-------- SOURCE MATERIAL

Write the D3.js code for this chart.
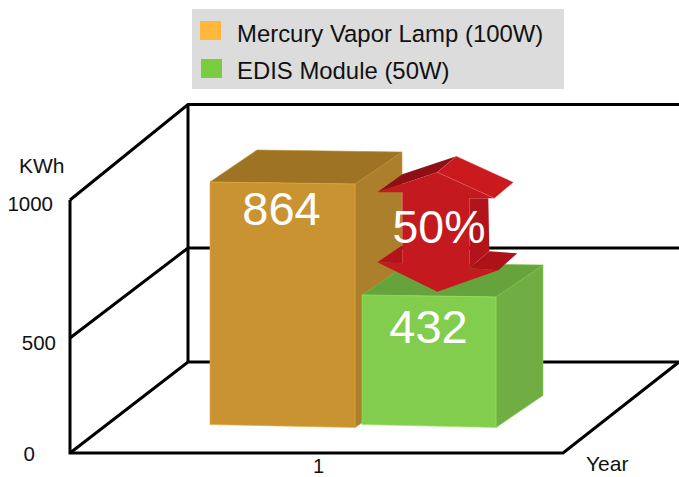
<!DOCTYPE html>
<html>
<head>
<meta charset="utf-8">
<title>Energy use</title>
<script src="https://d3js.org/d3.v7.min.js"></script>
<style>
  html, body { margin: 0; padding: 0; background: #fff; }
  svg { display: block; font-family: 'Liberation Sans', Arial, sans-serif; }
</style>
</head>
<body>
<svg id="chart" width="679" height="477"></svg>
<script>
const categories = ['1']
const seriesNames = ['Mercury Vapor Lamp (100W)', 'EDIS Module (50W)']
const seriesValues = [864, 432]
const yTicks = [0, 500, 1000]
const savingLabel = '50%'
const yTitle = 'KWh'
const xTitle = 'Year'

const legendColors = ['#ffb73d', '#7acc40']
const frontColors = ['#ca9331', '#82cd4e']
const topColors = ['#9e7324', '#67a33c']
const sideColors = ['#ab7f2b', '#70ad42']

const svg = d3.select('#chart')
const line = d3.line()

// the value axis is not even in the picture, so the scales have a middle stop
const yFront = d3.scaleLinear().domain(yTicks).range([453, 338, 200])
const yBack = d3.scaleLinear().domain(yTicks).range([362, 248, 104.5])
const yBar = d3.scaleLinear().domain([0, seriesValues[1], seriesValues[0]]).range([427.5, 297, 184])
const xBar = d3.scaleOrdinal().domain(seriesNames).range([210, 362])
const barWidth = d3.scaleOrdinal().domain(seriesNames).range([145, 134])
const xCategory = d3.scalePoint().domain(categories).range([318, 318])

const frontX = 70
const backX = 188
const floorEndX = 563
const depth = [47, -32]

/**
 * Draws the walls and the floor behind the bars.
 */
function drawFrame () {
  const g = svg.append('g')
    .attr('fill', 'none')
    .attr('stroke', '#000')
    .attr('stroke-width', 3)

  yTicks.forEach(function (t) {
    g.append('path').attr('d', line([
      [frontX, yFront(t)], [backX, yBack(t)], [679, yBack(t)]
    ]))
  })

  g.append('path').attr('d', line([[frontX, yFront(1000)], [frontX, yFront(0)], [floorEndX, yFront(0)], [679, yBack(0)]]))
  g.append('path').attr('d', line([[backX, yBack(1000)], [backX, yBack(0)]]))
}

/**
 * Draws one box of the 3D bar chart.
 *
 * @param {string} name The series name
 * @param {number} value The series value
 * @param {number} i The series index
 */
function drawBar (name, value, i) {
  const x0 = xBar(name)
  const x1 = x0 + barWidth(name)
  const top = yBar(value)
  const base = yBar(0)
  const g = svg.append('g').attr('stroke-width', 0.6)

  g.append('path')
    .attr('d', line([[x1, top], [x1 + depth[0], top + depth[1]], [x1 + depth[0], base + depth[1]], [x1, base]]) + 'Z')
    .attr('fill', sideColors[i])
    .attr('stroke', d3.color(sideColors[i]).brighter(0.5))
  g.append('path')
    .attr('d', line([[x0, top - 2], [x0 + depth[0], top - 2 + depth[1]], [x1 + depth[0], top + depth[1]], [x1, top]]) + 'Z')
    .attr('fill', topColors[i])
    .attr('stroke', d3.color(topColors[i]).brighter(0.5))
  g.append('path')
    .attr('d', line([[x0, top - 2], [x1, top], [x1, base], [x0, base - 3]]) + 'Z')
    .attr('fill', frontColors[i])
    .attr('stroke', d3.color(frontColors[i]).brighter(0.4))
}

/**
 * Draws the double arrow between the two bars. Offsets are from the top head's apex.
 *
 * @param {number} cx The x of the apex
 * @param {number} cy The y of the apex
 */
function drawArrow (cx, cy) {
  const faces = [
    { fill: '#8e1014', pts: [[-60, 20], [-35, 2], [19, -16], [0, 0]] },
    { fill: '#b3141b', pts: [[32, 26], [51, 26], [52, 79], [32, 96]] },
    { fill: '#ae1219', pts: [[32, 96], [52, 79], [80, 81], [61, 98]] },
    { fill: '#b3141b', pts: [[-60, 90], [-35, 73], [-35, 91]] },
    { fill: '#c4191f', pts: [[-60, 20], [0, 0], [57, 26], [32, 26], [32, 96], [61, 98], [0, 119.5], [-60, 90], [-35, 91], [-35, 20]] },
    { fill: '#cb1a1e', stroke: '#dc6a6d', pts: [[0, 0], [19, -16], [76, 10], [57, 26]] }
  ]
  svg.append('g')
    .attr('transform', 'translate(' + cx + ',' + cy + ')')
    .selectAll('path')
    .data(faces)
    .join('path')
    .attr('d', function (d) { return line(d.pts) + 'Z' })
    .attr('fill', function (d) { return d.fill })
    .attr('stroke', function (d) { return d.stroke || 'none' })
    .attr('stroke-width', 0.4)
}

/**
 * Draws the legend box above the chart.
 */
function drawLegend () {
  const g = svg.append('g')
  g.append('rect')
    .attr('x', 192).attr('y', 9)
    .attr('width', 372).attr('height', 80)
    .attr('fill', '#dcdcdc')

  const rowY = d3.scalePoint().domain(seriesNames).range([41, 78])

  g.selectAll('.swatch')
    .data(seriesNames)
    .join('rect')
    .attr('class', 'swatch')
    .attr('x', function (d, i) { return 200 + i })
    .attr('y', function (d) { return rowY(d) - 20 + (d === seriesNames[1] ? 1 : 0) })
    .attr('width', 21)
    .attr('height', 19)
    .attr('fill', function (d, i) { return legendColors[i] })

  g.selectAll('.legend-text')
    .data(seriesNames)
    .join('text')
    .attr('class', 'legend-text')
    .attr('x', 237)
    .attr('y', function (d) { return rowY(d) + 0.5 })
    .attr('font-size', 23.9)
    .attr('fill', '#111')
    .text(function (d) { return d })
}

/**
 * Draws the value axis and category axis labels.
 */
function drawAxes () {
  const labelEnd = { 0: 35, 500: 56, 1000: 53 }
  const labelDrop = { 0: 7, 500: 11, 1000: 10 }

  const y = svg.append('g').call(d3.axisLeft(yFront).tickValues(yTicks).tickSize(0).tickFormat(d3.format('d')))
  y.select('.domain').remove()
  y.selectAll('text')
    .attr('x', function (d) { return labelEnd[d] })
    .attr('y', function (d) { return labelDrop[d] })
    .attr('dy', 0)
    .attr('font-size', 20.5)
    .attr('font-family', 'Liberation Sans')
    .attr('fill', '#111')

  const x = svg.append('g').attr('transform', 'translate(0,' + yFront(0) + ')').call(d3.axisBottom(xCategory).tickSize(0))
  x.select('.domain').remove()
  x.selectAll('text')
    .attr('y', 19.5)
    .attr('dy', 0)
    .attr('font-size', 20)
    .attr('font-family', 'Liberation Sans')
    .attr('fill', '#111')

  svg.append('text').attr('x', 19).attr('y', 173).attr('font-size', 21).attr('fill', '#111').text(yTitle)
  svg.append('text').attr('x', 586).attr('y', 471).attr('font-size', 21).attr('fill', '#111').text(xTitle)
}

/**
 * Writes the big white labels on top of the bars and the arrow.
 */
function drawValueLabels () {
  const labelDrop = [41, 46]
  svg.selectAll('.value')
    .data(seriesValues)
    .join('text')
    .attr('class', 'value')
    .attr('x', function (d, i) { return xBar(seriesNames[i]) + barWidth(seriesNames[i]) / 2 - (i ? 0.5 : 1) })
    .attr('y', function (d, i) { return yBar(d) + labelDrop[i] })
    .attr('text-anchor', 'middle')
    .attr('font-size', 47)
    .attr('fill', '#fff')
    .text(function (d) { return d })

  svg.append('text')
    .attr('x', 439).attr('y', 243)
    .attr('text-anchor', 'middle')
    .attr('font-size', 46.5)
    .attr('fill', '#fff')
    .text(savingLabel)
}

drawFrame()
seriesNames.forEach(function (name, i) { drawBar(name, seriesValues[i], i) })
drawArrow(437.3, 172.3)
drawValueLabels()
drawLegend()
drawAxes()
</script>
</body>
</html>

----------------

Your task is to reproduce exactly the lines from the start of the data above through the line containing "const line = d3.line()", leaving every picture out.

Write the D3.js code for this chart.
<!DOCTYPE html>
<html>
<head>
<meta charset="utf-8">
<title>Energy use</title>
<script src="https://d3js.org/d3.v7.min.js"></script>
<style>
  html, body { margin: 0; padding: 0; background: #fff; }
  svg { display: block; font-family: 'Liberation Sans', Arial, sans-serif; }
</style>
</head>
<body>
<svg id="chart" width="679" height="477"></svg>
<script>
const categories = ['1']
const seriesNames = ['Mercury Vapor Lamp (100W)', 'EDIS Module (50W)']
const seriesValues = [864, 432]
const yTicks = [0, 500, 1000]
const savingLabel = '50%'
const yTitle = 'KWh'
const xTitle = 'Year'

const legendColors = ['#ffb73d', '#7acc40']
const frontColors = ['#ca9331', '#82cd4e']
const topColors = ['#9e7324', '#67a33c']
const sideColors = ['#ab7f2b', '#70ad42']

const svg = d3.select('#chart')
const line = d3.line()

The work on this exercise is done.